Spinning Pig Tales

Warrick Kemp (b 1968)
Spinning Pig Tales
Bronze - Edition of 6
Height: 71,5 cm
R79 000

Envisage a blinded public with flags over their eyes.

In 2002, the US government started to behave, as political analyst Anatol Lieven puts it, ‘an endangered right-wing oligarchy which is to divert mass discontent into nationalism’.

The use of nationalism has been very effective in the coercion and management of civilian populations in countries as diverse as Germany, South Africa, the Soviet Union and the United States of America.

Walter Lippmann, the writer, journalist and political commentator, played an integral part, along with Edward Bernays in the U.S Committee on Public Information during WWI, in selling the war to the American people. The CPI became a powerful propaganda machine during WWI - its marketing strategies, which involved nationalism, were used to sell future US wars to the American public.

Lippmann found the civilian population ‘ignorant’, ‘usually irrelevant’ and unable to see the complete vision of government.
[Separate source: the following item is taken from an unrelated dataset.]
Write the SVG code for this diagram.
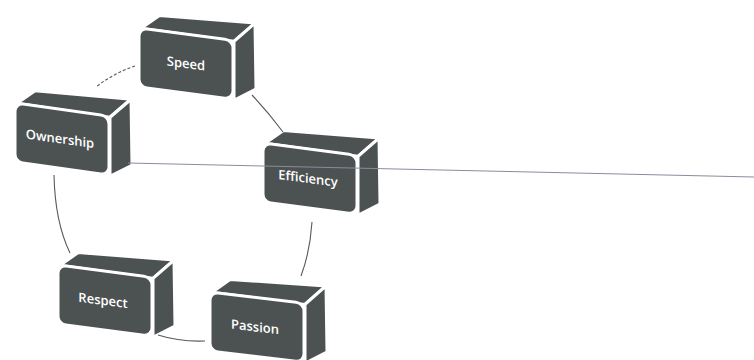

He felt that ‘Only the insider can make decisions’, and found public involvement ‘meddlesome’.

Lippmann referred to the public as, ‘the bewildered herd’, and felt that it ‘must be put in its place’.

‘The responsible men’, who are the proper decision-makers, must tame and manage ‘the bewildered herd’, and this could be done through the new revolution in the art of democracy; the ‘manufacture of consent’.